Adams is a logical woman. Even though she’s admittedly not a planner, I ask her where she’d like to be in the next decade or so. “It’s hard,” she says, “because what I want is probably so unrealistic, I don’t even like to say it.” I assume she’s thinking about major principal roles, but she has other ideas. “I know I want to have a family, I want to own property, I want to have a master’s degree,” she says. “A small business, so that when I transition out of my dance career it’s not this devastating thing.”

Adams as The Chosen One in Pina Bausch’s Rite of Spring

Lauren Liotardo, Courtesy ENB

Hang on, that sounds like someone making plans to me. Adams clearly sees the bigger picture in terms of her happiness. “I’ve heard [ENB principal] Alina Cojocaru talk about how she’s gone through periods where she was sick with anxiety before going onstage. All that pressure that can come with being a principal dancer, for it to go from something that you love to a burden. It’s just ballet,” she says. “I mean, it’s my whole world,” she quickly adds, “but I would hate for it to become something that causes me grief.”

Not that there’s any doubt Adams is wholly committed to her vocation. Friends and coaches all talk about her work ethic. “She’s such a hard worker, the determination there is incredible,” says ENB’s artistic coordinator Jane Haworth. “Every time I see her she’s doing exercises,” agrees fellow dancer Fernando Carratalá Coloma. “She really pushes herself in rehearsal, and she’s always really focused.”

Adams with Aaron Robison in William Forsythe’s Approximate Sonata

Laurent Liotardo, Courtesy ENB

Yet for all that serious focus, they also tell me how funny Adams is. She jokes dryly in our interview when I ask what she does outside of dance. “I wish I had a really interesting answer for you. ‘Oh, I paint these beautiful murals!’ But I don’t. I just read, cook, watch Netflix.”

There’s little time for much else until she’s ticked some more items off her bucket list: “I want to be Juliet someday,” she says. “And Roland Petit’s Carmen.” She thinks for a moment. “And I want to do a lot of Balanchine, as well. Tschaikovsky Pas de Deux—I wanna do it!” And with her talent, drive and patience, it’s hard to imagine she won’t.

Training Around the World

English National Ballet first artist Precious Adams had an unusual training trajectory—throughout her adolescence, she studied full-time at three of the world’s major ballet academies. “I have a really diverse understanding of the different syllabuses and techniques, which helps to make me a versatile dancer,” says Adams.

● Canada’s National Ballet School: At age 11, Adams left her hometown of Detroit, Michigan, to train in Toronto for two years. NBS incorporates elements from various classical ballet and contemporary techniques.

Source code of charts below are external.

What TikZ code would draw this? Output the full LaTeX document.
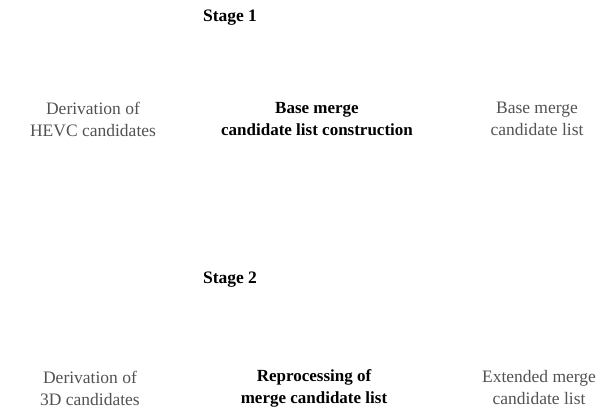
\documentclass[tikz,border=0pt]{standalone}
\usepackage{fontspec}
\setmainfont{Liberation Serif}
\begin{document}
\begin{tikzpicture}[x=1pt,y=-1pt,
  side/.style={align=center,text=black!68,font=\fontsize{17.5}{22}\selectfont,inner sep=0pt},
  mid/.style={align=center,text=black,font=\fontsize{17}{22}\selectfont\bfseries,inner sep=0pt},
  stage/.style={text=black,font=\fontsize{17.5}{22}\selectfont\bfseries,inner sep=0pt}]
\useasboundingbox (0,0) rectangle (615,409);
\node[stage] (s1) at (230,18) {Stage 1};
\node[side] (hevc) at (93,119) {Derivation of\\HEVC candidates};
\node[mid] (base) at (317,119) {Base merge\\candidate list construction};
\node[side] (blist) at (537,119) {Base merge\\candidate list};
\node[stage] (s2) at (230,280) {Stage 2};
\node[side] (d3) at (90,388) {Derivation of\\3D candidates};
\node[mid] (rep) at (314,388) {Reprocessing of\\merge candidate list};
\node[side] (ext) at (539,388) {Extended merge\\candidate list};
\end{tikzpicture}
\end{document}
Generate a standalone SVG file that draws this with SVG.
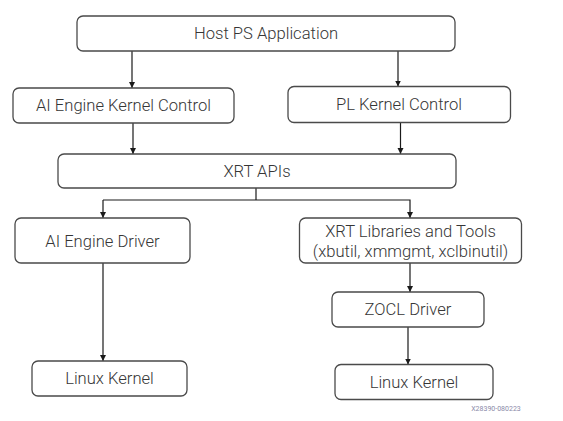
<svg xmlns="http://www.w3.org/2000/svg" width="563" height="421" viewBox="0 0 563 421">
<style>
.box{fill:#fff;stroke:#4a4a4a;stroke-width:1.3}
.t{font-family:Roboto,"Liberation Sans",sans-serif;font-weight:300;font-size:16.6px;fill:#363636;text-anchor:middle}
.c{fill:none;stroke:#1a1a1a;stroke-width:1.2}
.id{font-family:Roboto,"Liberation Sans",sans-serif;font-size:7px;fill:#8a8aa8;text-anchor:middle}
</style>
<defs>
<marker id="ah" viewBox="0 0 10 10" refX="10" refY="5" markerWidth="6" markerHeight="8" markerUnits="userSpaceOnUse" orient="auto">
<path d="M0,0 L10,5 L0,10 z" fill="#1a1a1a"/>
</marker>
</defs>
<rect width="563" height="421" fill="#fff"/>
<g id="connectors">
<line class="c" x1="132" y1="51" x2="132" y2="88" marker-end="url(#ah)"/>
<line class="c" x1="398" y1="51" x2="398" y2="86.5" marker-end="url(#ah)"/>
<line class="c" x1="133" y1="123" x2="133" y2="154" marker-end="url(#ah)"/>
<line class="c" x1="400.5" y1="122.5" x2="400.5" y2="154" marker-end="url(#ah)"/>
<polyline class="c" points="256,188 256,200"/>
<polyline class="c" points="103,200 410,200 410,218" marker-end="url(#ah)"/>
<line class="c" x1="103" y1="200" x2="103" y2="218" marker-end="url(#ah)"/>
<line class="c" x1="103" y1="263" x2="103" y2="361" marker-end="url(#ah)"/>
<line class="c" x1="410" y1="263" x2="410" y2="292" marker-end="url(#ah)"/>
<line class="c" x1="408" y1="327" x2="408" y2="364.5" marker-end="url(#ah)"/>
</g>
<g id="host">
<rect class="box" x="77" y="16" width="378" height="35" rx="6"/>
<text class="t" x="266" y="39">Host PS Application</text>
</g>
<g id="aie-kernel-control">
<rect class="box" x="13" y="88" width="221" height="35" rx="6"/>
<text class="t" x="123.5" y="111">AI Engine Kernel Control</text>
</g>
<g id="pl-kernel-control">
<rect class="box" x="288" y="86.5" width="222.5" height="36" rx="6"/>
<text class="t" x="399" y="110">PL Kernel Control</text>
</g>
<g id="xrt-apis">
<rect class="box" x="58" y="154" width="398" height="34" rx="6"/>
<text class="t" x="257" y="176.5">XRT APIs</text>
</g>
<g id="aie-driver">
<rect class="box" x="15" y="218" width="175" height="45" rx="6"/>
<text class="t" x="102.5" y="246.5">AI Engine Driver</text>
</g>
<g id="xrt-libraries">
<rect class="box" x="299.5" y="218" width="222" height="45" rx="6"/>
<text class="t" x="410.5" y="236.5">XRT Libraries and Tools</text>
<text class="t" x="410.5" y="256.5">(xbutil, xmmgmt, xclbinutil)</text>
</g>
<g id="zocl-driver">
<rect class="box" x="332" y="292" width="152" height="35" rx="6"/>
<text class="t" x="408" y="315">ZOCL Driver</text>
</g>
<g id="linux-kernel-left">
<rect class="box" x="32" y="361" width="155" height="35" rx="6"/>
<text class="t" x="109.5" y="384">Linux Kernel</text>
</g>
<g id="linux-kernel-right">
<rect class="box" x="335" y="364.5" width="158" height="35" rx="6"/>
<text class="t" x="414" y="387.5">Linux Kernel</text>
</g>
<text class="id" x="496" y="411">X28390-080223</text>
</svg>
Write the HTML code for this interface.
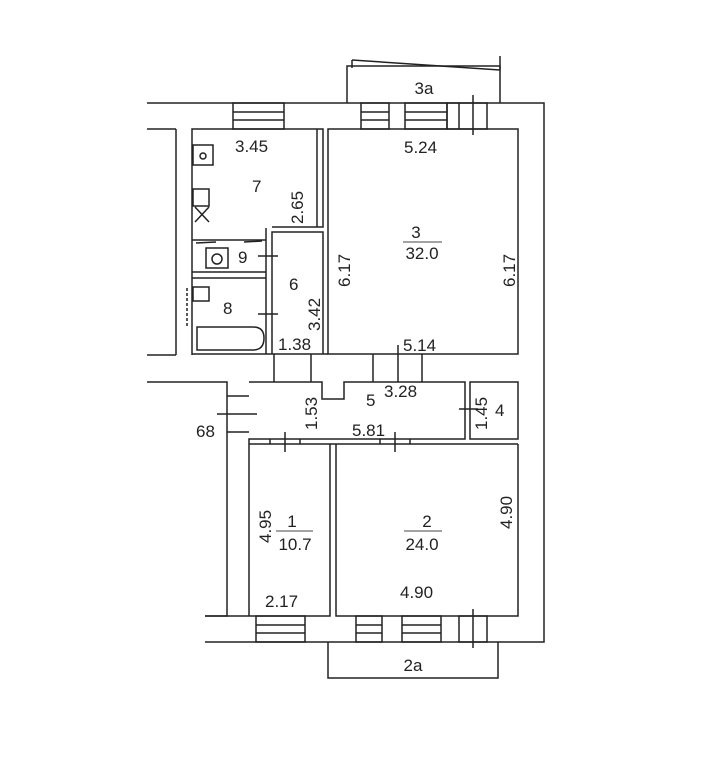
<!DOCTYPE html>
<html><head><meta charset="utf-8"><style>
html,body{margin:0;padding:0;background:#fff;}
svg{display:block;}
text{font-family:"Liberation Sans",sans-serif;font-size:17px;fill:#222;}
</style></head><body>
<svg width="725" height="768" viewBox="0 0 725 768" xmlns="http://www.w3.org/2000/svg">
<g stroke="#222" stroke-width="1.5" fill="none">
<polyline points="147,103 544,103 544,642 205,642"/>
<line x1="147" y1="129" x2="176" y2="129"/>
<line x1="176" y1="129" x2="176" y2="355"/>
<line x1="147" y1="355" x2="176" y2="355"/>
<polyline points="347,103 347,66 500,66 500,103"/>
<line x1="352" y1="60" x2="500" y2="70"/>
<line x1="352" y1="60" x2="352" y2="68"/>
<line x1="500" y1="56" x2="500" y2="70"/>
<rect x="233" y="103" width="51" height="26"/>
<line x1="233" y1="112" x2="284" y2="112"/><line x1="233" y1="120" x2="284" y2="120"/>
<rect x="361" y="103" width="28" height="26"/>
<line x1="361" y1="112" x2="389" y2="112"/><line x1="361" y1="120" x2="389" y2="120"/>
<rect x="405" y="103" width="42" height="26"/>
<line x1="405" y1="112" x2="447" y2="112"/><line x1="405" y1="120" x2="447" y2="120"/>
<rect x="447" y="103" width="40" height="26"/>
<line x1="459" y1="103" x2="459" y2="129"/>
<line x1="473" y1="95" x2="473" y2="135"/>
<polyline points="192,355 192,129 323,129 323,227 272,227"/>
<line x1="317" y1="129" x2="317" y2="227"/>
<rect x="328" y="129" width="190" height="225"/>
<polyline points="272,354 272,232 323,232 323,354"/>
<line x1="266" y1="228" x2="266" y2="354"/>
<line x1="192" y1="354" x2="328" y2="354"/>
<line x1="192" y1="240" x2="266" y2="240"/>
<line x1="192" y1="272" x2="266" y2="272"/>
<line x1="192" y1="278" x2="266" y2="278"/>
<path d="M196,243 L216,242 M244,242 L262,241"/>
<rect x="193" y="145" width="20" height="20"/>
<circle cx="203" cy="156" r="3"/>
<rect x="193" y="189" width="16" height="17"/>
<path d="M195,207 L209,222 M209,207 L195,222"/>
<rect x="206" y="248" width="22" height="20"/>
<circle cx="217" cy="259" r="5"/>
<rect x="193" y="287" width="16" height="14"/>
<path d="M187,288 L187,326" stroke-dasharray="3,2"/>
<path d="M197,350 L197,327 L253,327 Q264,327 264,338 Q264,350 253,350 Z"/>
<line x1="258" y1="256" x2="278" y2="256"/>
<line x1="258" y1="314" x2="278" y2="314"/>
<line x1="274" y1="354" x2="274" y2="382"/><line x1="311" y1="354" x2="311" y2="382"/>
<line x1="373" y1="354" x2="373" y2="382"/><line x1="422" y1="354" x2="422" y2="382"/>
<line x1="398" y1="345" x2="398" y2="382"/>
<polyline points="147,382 227,382 227,616 205,616"/>
<line x1="227" y1="396" x2="249" y2="396"/>
<line x1="227" y1="432" x2="249" y2="432"/>
<line x1="217" y1="414" x2="257" y2="414"/>
<polyline points="249,382 322,382 322,399 344,399 344,382 465,382 465,439 249,439 249,616"/>
<line x1="249" y1="444" x2="518" y2="444"/>
<rect x="470" y="382" width="48" height="57"/>
<line x1="459" y1="409" x2="478" y2="409"/>
<line x1="270" y1="439" x2="270" y2="444"/><line x1="300" y1="439" x2="300" y2="444"/>
<line x1="285" y1="432" x2="285" y2="452"/>
<line x1="380" y1="439" x2="380" y2="444"/><line x1="410" y1="439" x2="410" y2="444"/>
<line x1="395" y1="432" x2="395" y2="452"/>
<polyline points="249,616 330,616 330,444"/>
<polyline points="336,444 336,616 518,616 518,444"/>
<line x1="205" y1="616" x2="249" y2="616"/>
<rect x="256" y="616" width="49" height="26"/>
<line x1="256" y1="625" x2="305" y2="625"/><line x1="256" y1="633" x2="305" y2="633"/>
<rect x="356" y="616" width="26" height="26"/>
<line x1="356" y1="625" x2="382" y2="625"/><line x1="356" y1="633" x2="382" y2="633"/>
<rect x="402" y="616" width="39" height="26"/>
<line x1="402" y1="625" x2="441" y2="625"/><line x1="402" y1="633" x2="441" y2="633"/>
<rect x="459" y="616" width="28" height="26"/>
<line x1="473" y1="609" x2="473" y2="648"/>
<polyline points="328,642 328,678 498,678 498,642"/>
</g>
<text x="235" y="152">3.45</text>
<text x="252" y="192" font-size="19">7</text>
<text x="298" y="207" transform="rotate(-90 298 207) translate(-17,5)">2.65</text>
<text x="404" y="153">5.24</text>
<text x="345" y="270" transform="rotate(-90 345 270) translate(-17,5)">6.17</text>
<text x="510" y="270" transform="rotate(-90 510 270) translate(-17,5)">6.17</text>
<text x="416" y="238" text-anchor="middle" font-size="18">3</text>
<line x1="403" y1="242" x2="442" y2="242" stroke="#444"/>
<text x="422" y="259" text-anchor="middle" font-size="19">32.0</text>
<text x="238" y="263" font-size="19">9</text>
<text x="289" y="290" font-size="19">6</text>
<text x="315" y="314" transform="rotate(-90 315 314) translate(-17,5)">3.42</text>
<text x="223" y="314" font-size="19">8</text>
<text x="278" y="350">1.38</text>
<text x="403" y="351">5.14</text>
<text x="366" y="406" font-size="20">5</text>
<text x="384" y="397">3.28</text>
<text x="312" y="413" transform="rotate(-90 312 413) translate(-17,5)">1.53</text>
<text x="352" y="436">5.81</text>
<text x="482" y="413" transform="rotate(-90 482 413) translate(-17,5)">1.45</text>
<text x="495" y="416" font-size="19">4</text>
<text x="196" y="437" font-size="18">68</text>
<text x="266" y="526" transform="rotate(-90 266 526) translate(-17,5)">4.95</text>
<text x="292" y="527" text-anchor="middle" font-size="18">1</text>
<line x1="276" y1="531" x2="313" y2="531" stroke="#444"/>
<text x="295" y="550" text-anchor="middle" font-size="18">10.7</text>
<text x="427" y="527" text-anchor="middle" font-size="18">2</text>
<line x1="404" y1="531" x2="442" y2="531" stroke="#444"/>
<text x="422" y="550" text-anchor="middle" font-size="19">24.0</text>
<text x="507" y="512" transform="rotate(-90 507 512) translate(-17,5)">4.90</text>
<text x="265" y="607">2.17</text>
<text x="400" y="598">4.90</text>
<text x="413" y="671" text-anchor="middle" font-size="18">2a</text>
<text x="424" y="94" text-anchor="middle" font-size="18">3a</text>
</svg>
</body></html>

● Princess Grace Academy: At 14, she was accepted to Monaco’s Princess Grace Academy, where she studied until age 16. “There I learned the French style,” she says, which emphasizes lower leg and foot articulation. “It’s a cleaner port de bras but not as reserved as the RAD style.”

● Bolshoi Ballet Academy: Adams then trained at the Bolshoi Ballet Academy in Moscow until she was 18, where she studied under Irina Syrova and Marina Leonova. (She also learned to speak Russian.) “That’s where I got a lot more of my flexibility from and a more expansive port de bras.”